The latest visit of Russian President Vladimir Putin to Italy may be of historic significance and pave the way for the start of reconciliation between the Russian Orthodox Church and Roman Catholic Church. President Putin’s visit to Italy and Greece, the main political event of the last week, turned out to be a bit more than just a business trip that went smoothly. Aside from achieving obvious economic results e.g. the signing of a long-awaited Balkan pipeline deal, Putin’s trip to Europe also dispelled a number of seemingly fixed stereotypes.
For example, the opinion shared by many Western political scientists that Russia would inevitably find itself in complete isolation following the Munich speech by Putin became yet another myth. It is obvious that the Italians are more interested in cutting mutually beneficial deals with the Russians rather than debate vague and hypothetical issues relating to Russia-U.S. relations. As the Burgas-Alexandroupolis pipeline deal was signed and sealed in Athens last Thursday, Greece and Bulgaria made clear that they were sensible and independent enough to do business with Russia even though cooperation is being frowned upon by the U.S.
There is yet another subtle implication in Putin’s recent trip to Italy.

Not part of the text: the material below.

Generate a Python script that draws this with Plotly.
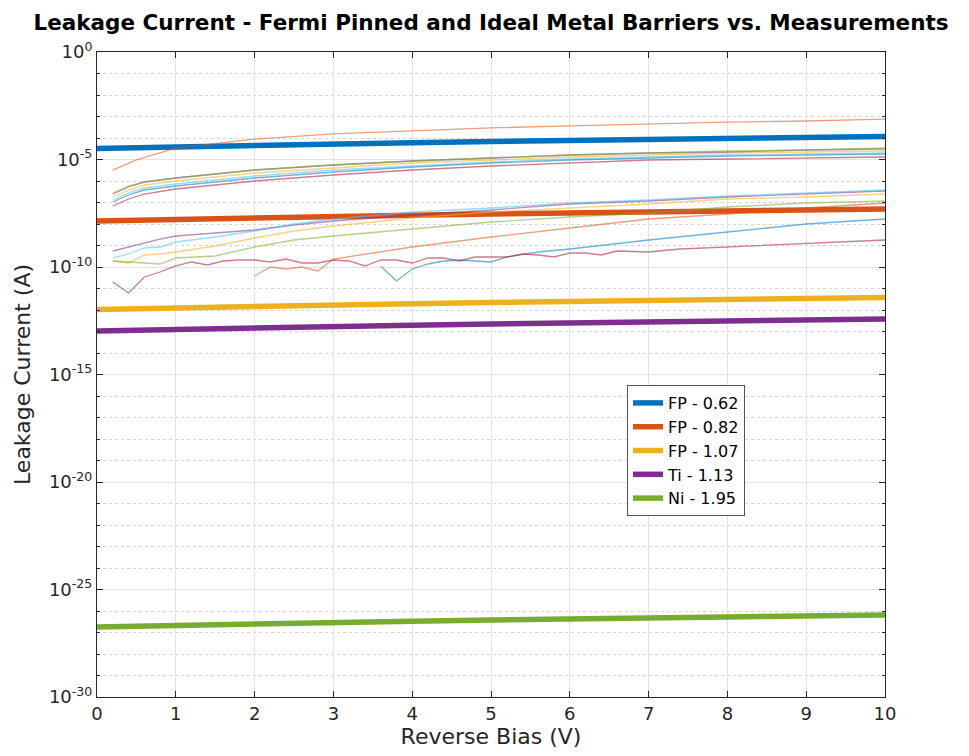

The implication is religious in nature. On the face of it, a meeting between the Russian president and the Pope looked like a ceremonial occasion. However, it may as well prove to be a historic event. There are indications that President Putin and Pope Benedict XVI discussed the prospects for a meeting between Patriarch of Moscow and All Russia Alexy II and Pope Benedict XVI. The meeting is reported to be within the bounds of possibility.
It is an open secret that the Roman Catholic Church has been pushing for such a meeting for quite awhile. The meeting could symbolize the start of a long-awaited reconciliation process between the two Christian Churches. Establishing friendly relations between the Church of Rome and Russian Orthodox Church is arguably one of the most important and difficult earthly missions of Pope Benedict XVI.
The intentions of the Pope are quite understood. The last several years have seen a continued increase in the role of the Russian Orthodox Church. The Roman Catholic Church seems to be sincerely determined to have good relations with a benevolent partner in lieu of a problem neighbor.
Last week the Roman Catholic Church showed respect yet another time for the Russian Orthodox Church. By decree of the Italian government, a temple in the city of Bari was returned to the Moscow Patriarchate. The move apparently had the “papal blessing”; otherwise it would have never happened.
Patriarch Alexy II has now an opportunity to appreciate the friendly gestures extended by the Roman Catholic Church. He may take one step forward, a step of historic importance. Then the Pope’s hope of meeting with the Patriarch may become a reality in the foreseeable future.